After those three hours of sleep, I was wake up by a cold wind and I started to feel a bit cold. I was thinking what should I do. Of course, I can fall asleep again despite I am feeling cold, but I considered it as a not very safe thing, so I moved to the tent where Teemu was sleeping and used him as a heating unit. Maybe he was using me as heating unit, I have no idea. At Morning, my watches were showing temperature -15 °C. I was really surprised by it because the feeling was more like -10 °C or less. During the day temperature dropped to -17 °C but it was like nothing and I was taking some layers off. On the bus stop it wasn’t very pleasant – about -19 °C and strong cold wind. It was forbidden for me to even try to sleep outside next night. The forecast was saying -26 °C and it seems like it was even colder. (http://yle.fi/uutiset/osasto/news/extreme_weather_in_finland_cold_record_snaps_at_-398_lightning_strikes_porkkala/9388109)
Next day the temperature was at pleasant -18 to -20 °C and sunny. I’ve got a proposal for a picnic on a beach. It sounded very nice and it was picnic on a beach with a sunset and “smoky” sea. Very beautiful. Only thing is, it was on island Suomenlinna in a -20 °C and with the wind blowing a lot. But it was pleasant, nice, and warm sitting on a beach with a sunset. Few days ago, I also changed my summer/autumn clothing for a winter clothing.
I had borrowed jacket, because I forgot mine in Espoo and when we were on a road to a harbour, people were weirdly looking at me. From most people, only eyes were visible. I had the warm jacket in my hands, sweater around my waist and only thin woollen sweater/shirt on me (two layers and underwear) and I was feeling hot (we were walking).
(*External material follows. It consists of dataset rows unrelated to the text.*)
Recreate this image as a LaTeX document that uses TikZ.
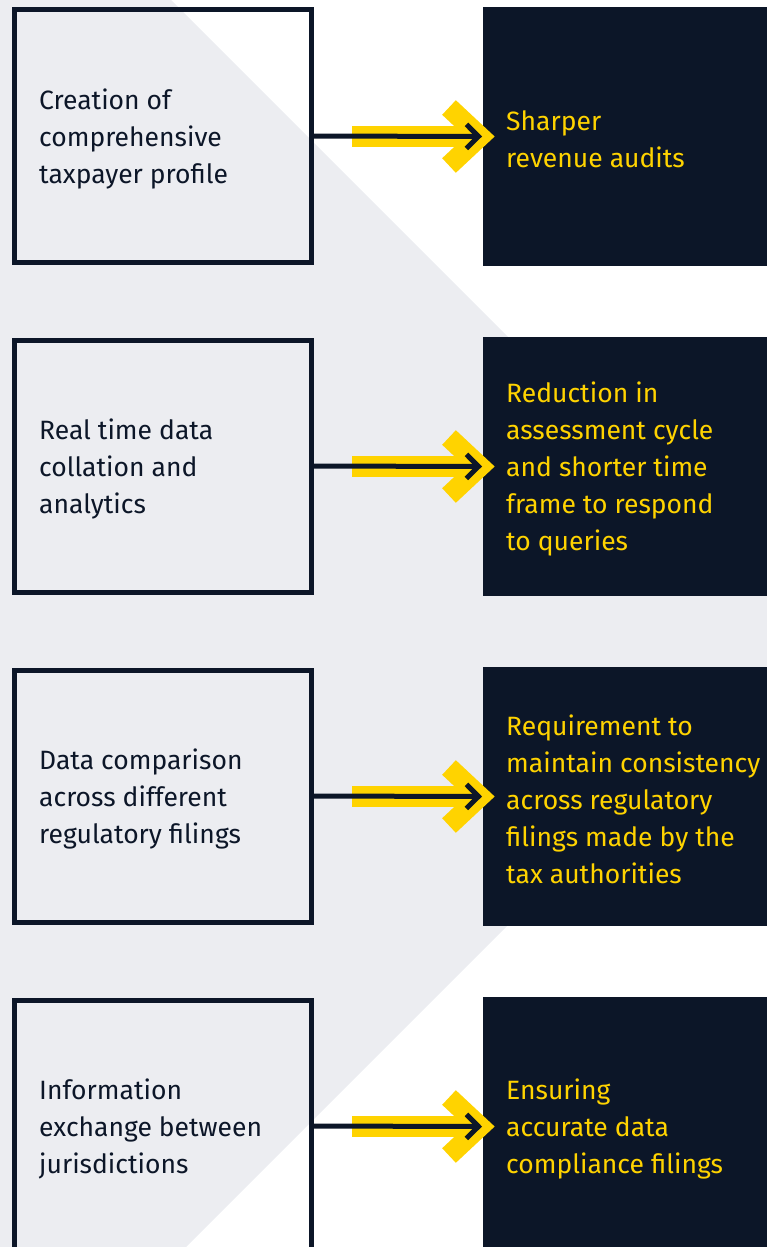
\documentclass[tikz,border=0pt]{standalone}
\usepackage{fontspec}
\setmainfont{Fira Sans}
\usetikzlibrary{arrows.meta}
\definecolor{bggray}{HTML}{ECEDF1}
\definecolor{navy}{HTML}{0C1628}
\definecolor{eyyellow}{HTML}{FFD300}
\begin{document}
\begin{tikzpicture}[x=1pt,y=-1pt,
  leftbox/.style={draw=navy, line width=5pt, minimum width=297pt, minimum height=252pt, inner sep=0pt},
  rightbox/.style={fill=navy, minimum width=284pt, minimum height=259pt, inner sep=0pt, outer sep=0pt},
  ltext/.style={anchor=west, align=left, inner sep=0pt, text=navy, font=\fontsize{26.5}{37}\selectfont},
  rtext/.style={anchor=west, align=left, inner sep=0pt, text=eyyellow, font=\fontsize{26.5}{37}\selectfont},
  ybar/.style={eyyellow, line width=21pt},
  ychev/.style={eyyellow, line width=20pt, miter limit=10},
  conn/.style={navy, line width=5pt, -{Straight Barb[length=12pt,width=24pt]}}
]
\useasboundingbox (0,0) rectangle (767,1247);
\fill[bggray] (0,0) -- (171,0) -- (767,596) -- (767,666) -- (186,1247) -- (0,1247) -- cycle;

\foreach \i/\y in {1/136, 2/466, 3/796, 4/1126} {
  \node[leftbox] (L\i) at (162.5,\y) {};
  \node[rightbox] (R\i) at (625,\y+0.5) {};
}

\node[ltext] (lt1) at (39,139) {Creation of\\comprehensive\\taxpayer profile};
\node[ltext] (lt2) at (39,469) {Real time data\\collation and\\analytics};
\node[ltext] (lt3) at (39,799) {Data comparison\\across different\\regulatory filings};
\node[ltext] (lt4) at (39,1129) {Information\\exchange between\\jurisdictions};

\node[rtext] (rt1) at (506,139) {Sharper\\revenue audits};
\node[rtext] (rt2) at (506,469) {Reduction in\\assessment cycle\\and shorter time\\frame to respond\\to queries};
\node[rtext] (rt3) at (506,799) {Requirement to\\maintain consistency\\across regulatory\\filings made by the\\tax authorities};
\node[rtext] (rt4) at (506,1129) {Ensuring\\accurate data\\compliance filings};

\foreach \i in {1,2,3,4} {
  \draw[ybar] ([xshift=-131pt]R\i.west) -- ([xshift=-12pt]R\i.west);
  \draw[ychev] ([xshift=-34pt,yshift=-29pt]R\i.west) -- ([xshift=-3pt]R\i.west) -- ([xshift=-34pt,yshift=29pt]R\i.west);
  \draw[conn] (L\i.east) -- ([xshift=-1pt]R\i.west);
}
\end{tikzpicture}
\end{document}
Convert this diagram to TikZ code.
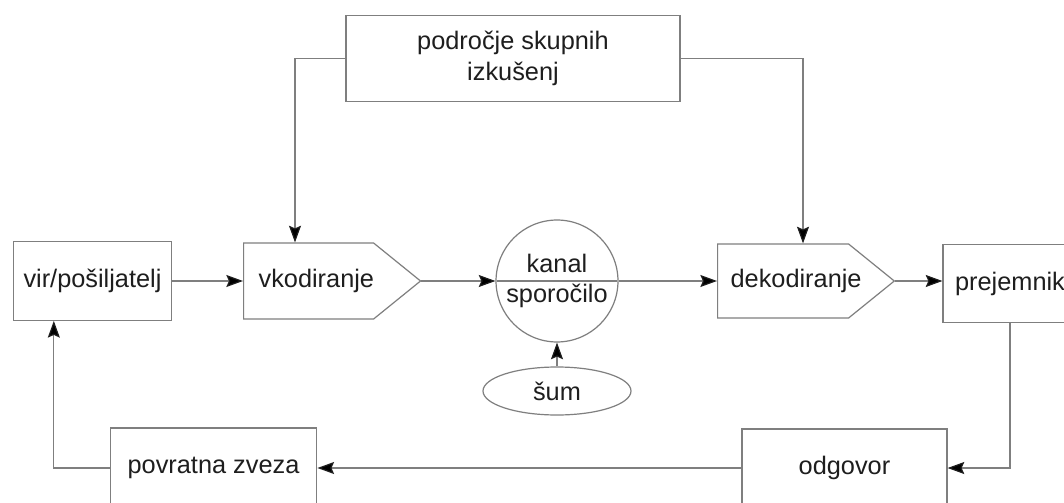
\documentclass[tikz,border=0pt]{standalone}
\usepackage{fontspec}
\setmainfont{Liberation Sans}
\usepackage{tikz}
\usetikzlibrary{arrows.meta, shapes.geometric, shapes.symbols, shapes.multipart}
\definecolor{linegray}{HTML}{7F7F7F}
\definecolor{ink}{HTML}{1E1E1E}

\begin{document}
\begin{tikzpicture}[x=0.75pt,y=-0.75pt,>={Stealth[length=12.5pt,width=9pt,inset=2pt,color=ink]},
  every node/.style={text=ink,font=\fontsize{19}{23}\selectfont},
  box/.style={draw=linegray,line width=0.9pt,rectangle,inner sep=0pt,minimum height=59pt},
  coder/.style={draw=linegray,line width=0.9pt,signal,signal to=east,signal pointer angle=78,
                inner ysep=0pt,align=left,anchor=west,minimum height=57pt},
  link/.style={->,draw=linegray,line width=0.9pt}]
  \useasboundingbox (0,0) rectangle (1064,503);
  \clip (0,0) rectangle (1064,503);
  \fill[white] (0,0) rectangle (1064,503);
  % boxes
  \node[box,minimum width=119pt] (Vir) at (92.5,281) {vir/pošiljatelj};
  \node[coder,inner xsep=11.25pt,text width=75pt] (Vk) at (243,281) {vkodiranje};
  \node[draw=linegray,line width=0.9pt,circle split,minimum size=88.5pt,inner sep=2pt] (Kan) at (557,281)
    {kanal\vphantom{p} \nodepart{lower} sporočilo};
  \node[coder,inner xsep=9.75pt,text width=78.75pt,minimum height=55.5pt] (Dek) at (717,281) {dekodiranje};
  \node[box,minimum width=100.5pt] (Prej) at (1010,283.5) {prejemnik};
  \node[draw=linegray,line width=0.9pt,ellipse,minimum width=111pt,minimum height=36pt,inner sep=0pt] (Sum) at (557,391) {šum};
  \node[box,minimum width=250.5pt,minimum height=65pt,align=center] (Izk) at (513,58.5)
    {področje skupnih\\izkušenj};
  \node[box,minimum width=153.75pt,minimum height=58.5pt] (Odg) at (844.5,468) {odgovor};
  \node[box,minimum width=155pt,minimum height=60pt] (Pov) at (213.5,468) {povratna zveza};
  % connectors
  \draw[link] (Vir.east) -- (Vk.west);
  \draw[link] (Vk.east) -- (Kan.west);
  \draw[link] (Kan.east) -- (Dek.west);
  \draw[link] (Dek.east) -- (Dek.east -| Prej.west);
  \draw[link] (Sum) -- (Kan);
  \draw[link] (Izk.west) -| ([xshift=39pt]Vk.north west);
  \draw[link] (Izk.east) -| ([xshift=64.5pt]Dek.north west);
  \draw[link] (Prej.south) |- (Odg.east);
  \draw[link] (Odg) -- (Pov);
  \draw[link] (Pov.west) -| ([xshift=-29pt]Vir.south);
\end{tikzpicture}
\end{document}
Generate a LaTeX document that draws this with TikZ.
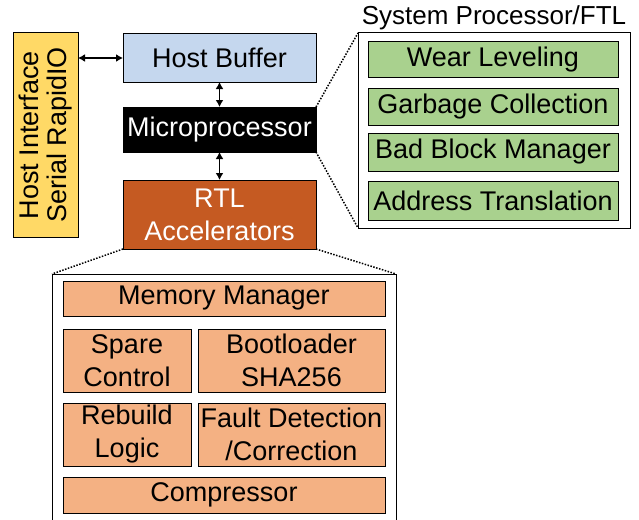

I haven’t been skiing – no time for that – or even kickbiking in last few weeks, but I had so much sport, it wasn’t needed. And about two trainings with bouldering where I’ve lost some skin on my palm. Just because I was too stubborn and I was all the time trying to climb one route which was very hard for me (strength needed – I don’t have it).
With Alpo, his family and Teemu I’ve also visited the Lux in Helsinki. It was very short but nice. That night began to be warmer, only -15 °C and it was enjoyable. The lights were nice. Probably the nicest part was with the objects, which were floodlit by UV light – colourful on black mesh, slightly moving in every small wind blow. That day, I’ve decided, that as a right tourist, I need to take a picture of Helsingin tuomiokirkko because after all those months here and all those visits of Helsinki, I haven’t taken a picture of it.
Day before the last day we’ve went to try savusauna at Kuusijärvi. Teemu told me, that if I won’t try savusauna, it is like not being in a Finland at all. We used only classic “wood powered” sauna in Lepaa and I’ve tried also the electric ones. Savusauna smells like memories. Like beautifull memories about Finland, Lapland, Terva, sausages, wood… just like everything nice. And the heat is “smoother” than in those electric ones. I was also swimming in a lake, “rolling” in a snow, had snowfight in a swimsuit and had my favourite “snow hugging time”.